Socorristas, soldados da ONU e até jornalistas traumatizados após presenciarem o espetáculo de dor e destruição, com corpos amontoados pelas ruas depois do terremoto que devastou Porto Príncipe, encontram no acampamento da Minustah a célula de apoio psicológico da ONU criada especialmente para estas circunstâncias.
“Atendemos a cem pessoas por dia”, explica à AFP Youssoupha Niang, uma psiquiatra que criou a célula de ajuda psicológica no dia seguinte à tragédia. Mais de duas semanas após o terremoto de 12 de janeiro, que deixou pelo menos 170 mil mortos e milhares de desaparecidos, a equipe de sete psicólogos atendeu a mais de 2 mil pessoas.
A Missão de Estabilização da ONU no Haiti (Minustah) sofreu um duro golpe: 84 empregados, entre eles o chefe da Minustah Hedi Annabi, morreram no terremoto e outros 15 foram declarados desaparecidos.
Em cima de uma mesa, um manual de instruções indica “o que deve ser feito e o que não deve logo após uma comoção assim”: “não beba muito álcool, continue trabalhando, e não finja que está tudo bem”.
“Os casos mais comuns são os de quem cuidou de cadáveres”, explica Niang. “Alguns jamais tinham visto um cadáver, ou pelo menos não tantos. O sentimento de impotência é imenso e os sintomas se manifestam”, explica a psiquiatra.
Niang atendeu a repórteres, principalmente fotógrafos e cinegrafistas, “estas pessoas que se aproximaram da realidade através de suas lentes, que sobre o papel parecem ter distância, e que tiveram que seguir fazendo seu trabalho”.
Ainda assim não fala do “PTSD” (Post Traumatic Stress Disorder), um estado de estresse pós-traumático que não é diagnosticado até um mês depois do ocorrido. “Por enquanto, se trata de um estresse agudo e de fadiga”, explica a psiquiatra.
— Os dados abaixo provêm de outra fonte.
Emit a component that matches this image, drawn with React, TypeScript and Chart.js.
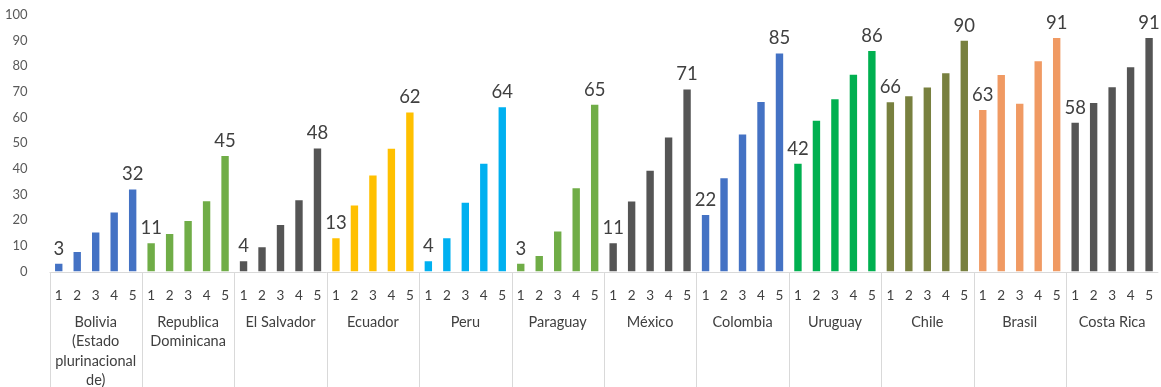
import React, { useEffect, useRef } from "react";
import { Chart, registerables } from "chart.js";

Chart.register(...registerables);

// Income quintiles shown under every country
const quintiles = ["1", "2", "3", "4", "5"];

// Country group labels (multi-line where the name wraps)
const countries: string[][] = [
  ["Bolivia", "(Estado", "plurinacional", "de)"],
  ["Republica", "Dominicana"],
  ["El Salvador"],
  ["Ecuador"],
  ["Peru"],
  ["Paraguay"],
  ["México"],
  ["Colombia"],
  ["Uruguay"],
  ["Chile"],
  ["Brasil"],
  ["Costa Rica"],
];

// Values by quintile (1 → 5) for each country
const bolivia = [3, 7.6, 15.2, 23, 32];
const republicaDominicana = [11, 14.6, 19.7, 27.4, 45];
const elSalvador = [4, 9.5, 18.1, 27.8, 48];
const ecuador = [13, 25.7, 37.4, 47.9, 62];
const peru = [4, 13, 26.8, 42, 64];
const paraguay = [3, 6, 15.6, 32.5, 65];
const mexico = [11, 27.3, 39.3, 52.2, 71];
const colombia = [22, 36.4, 53.4, 66.1, 85];
const uruguay = [42, 58.8, 67.2, 76.7, 86];
const chile = [66, 68.3, 71.7, 77.3, 90];
const brasil = [63, 76.6, 65.4, 82, 91];
const costaRica = [58, 65.7, 71.8, 79.6, 91];

const seriesByCountry = [
  bolivia,
  republicaDominicana,
  elSalvador,
  ecuador,
  peru,
  paraguay,
  mexico,
  colombia,
  uruguay,
  chile,
  brasil,
  costaRica,
];

// Y axis range
const yMin = 0;
const yMax = 100;
const yStep = 10;

// Bar colour per country
const countryColors = [
  "#4472C4",
  "#70AD47",
  "#555555",
  "#FFC000",
  "#00B0F0",
  "#70AD47",
  "#555555",
  "#4472C4",
  "#00B050",
  "#78803F",
  "#F09A63",
  "#555555",
];

const FONT = "Lato, 'Noto Sans', sans-serif";

const groupPlugin = {
  id: "groupLabels",
  afterDraw(chart: any) {
    const { ctx, chartArea } = chart;
    const x = chart.scales.x;
    const per = quintiles.length;
    ctx.save();

    // baseline
    ctx.strokeStyle = "#d9d9d9";
    ctx.lineWidth = 1;
    const by = Math.round(chartArea.bottom) + 0.5;
    ctx.beginPath();
    ctx.moveTo(chartArea.left, by);
    ctx.lineTo(chartArea.right, by);
    ctx.stroke();

    // separators between country groups
    for (let g = 0; g < countries.length; g++) {
      const px =
        g === 0
          ? x.left
          : (x.getPixelForValue(g * per - 1) + x.getPixelForValue(g * per)) / 2;
      const sx = Math.round(px) + 0.5;
      ctx.beginPath();
      ctx.moveTo(sx, by);
      ctx.lineTo(sx, chart.height);
      ctx.stroke();
    }

    // country names
    ctx.fillStyle = "#404040";
    ctx.font = `14.5px ${FONT}`;
    ctx.textAlign = "center";
    ctx.textBaseline = "middle";
    countries.forEach((lines, g) => {
      const cx =
        (x.getPixelForValue(g * per) + x.getPixelForValue(g * per + per - 1)) / 2;
      lines.forEach((line, i) => {
        ctx.fillText(line, cx, chartArea.bottom + 50.5 + i * 19.5);
      });
    });

    // value labels on the first and last quintile of each country
    const meta = chart.getDatasetMeta(0);
    const data = chart.data.datasets[0].data as number[];
    ctx.font = `18.5px ${FONT}`;
    ctx.textBaseline = "middle";
    countries.forEach((_, g) => {
      [g * per, g * per + per - 1].forEach((idx) => {
        const bar = meta.data[idx];
        ctx.fillText(String(Math.round(data[idx])), bar.x, bar.y - 15);
      });
    });

    ctx.restore();
  },
};

export default function App() {
  const canvasRef = useRef<HTMLCanvasElement>(null);

  useEffect(() => {
    const canvas = canvasRef.current;
    if (!canvas) return;

    const labels = countries.flatMap(() => quintiles);
    const values = seriesByCountry.flat();
    const colors = countryColors.flatMap((c) => quintiles.map(() => c));

    const chart = new Chart(canvas, {
      type: "bar",
      data: {
        labels,
        datasets: [
          {
            data: values,
            backgroundColor: colors,
            borderWidth: 0,
            barPercentage: 0.4,
            categoryPercentage: 1,
          },
        ],
      },
      options: {
        responsive: false,
        animation: false,
        layout: { padding: { top: 15, left: 0, right: 0, bottom: 0 } },
        plugins: {
          legend: { display: false },
          tooltip: { enabled: false },
        },
        scales: {
          x: {
            grid: { display: false },
            border: { display: false },
            ticks: {
              autoSkip: false,
              maxRotation: 0,
              minRotation: 0,
              padding: 8,
              color: "#404040",
              font: { family: FONT, size: 13.5 },
            },
            afterFit: (scale: any) => {
              scale.height = 115.5;
            },
          },
          y: {
            min: yMin,
            max: yMax,
            grid: { display: false },
            border: { display: false },
            ticks: {
              stepSize: yStep,
              padding: 14,
              color: "#595959",
              font: { family: FONT, size: 13 },
            },
            afterFit: (scale: any) => {
              scale.width = 49.5;
              scale.paddingTop = 7;
              scale.paddingBottom = 7;
            },
          },
        },
      },
      plugins: [groupPlugin],
    });

    return () => chart.destroy();
  }, []);

  return (
    <div
      style={{
        position: "fixed",
        left: 0,
        top: 0,
        width: 1161,
        height: 387,
        background: "#ffffff",
      }}
    >
      <canvas ref={canvasRef} width={1161} height={387} style={{ display: "block" }} />
    </div>
  );
}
Ela destaca sinais de hiperatividade, hipervigilância constante, particularmente na base da ONU. “Dizemos a eles para evitarem beber café que não faz mais que juntar hormônios de estresse e fadiga no coração”, adverte a psiquiatra. Os que deixaram de fumar voltaram com o vício.
“Geralmente um sentimento de impessoalidade se apodera dos que tinham uma posição de autoridade e que após o ocorrido se sentem impotentes”, afirma Ana Estrada, uma das psicólogas da equipe.
Há alguns que emagrecem em poucos dias: “emagrecem ainda que comam, já que a hiperatividade é tão grande que o que comem acaba não compensando o que perdem”.
Alguns têm perdas de memória: “não se lembram da conversa que tiveram minutos antes”. Sem contar com insônia, aparecimento de hipertensão arterial e até perdas de sensações, uma maneira de se proteger que, como se fosse uma anestesia, faz a pessoa não sentir mais sua mão, por exemplo.
Curiosamente, as mulheres parecem resistir melhor psicologicamente, comenta Niang. “No plano psicológico parecem se adaptar melhor podendo até mesmo se dedicarem às suas tarefas sem perder o controle emocional”, explica.
Muito poucos recebem uma prescrição médica. Entretanto, muitos recebem a indicação de alguns dias de repouso para saírem do inferno da capital destruída.
Marceus-Yves Joseph, um haitiano de 31 anos e integrante da Minustah, sai de uma consulta. “Vi muitos feridos embaixo de casas derrubadas e há 15 dias que não consigo entrar em um lugar com um teto e fico apenas embaixo das estrelas. Mas não durmo mais e isso tem tendência a piorar”, afirma o homem de 1,90 metros de altura, com lágrimas nos olhos enquanto fala sobre ir dormir à noite.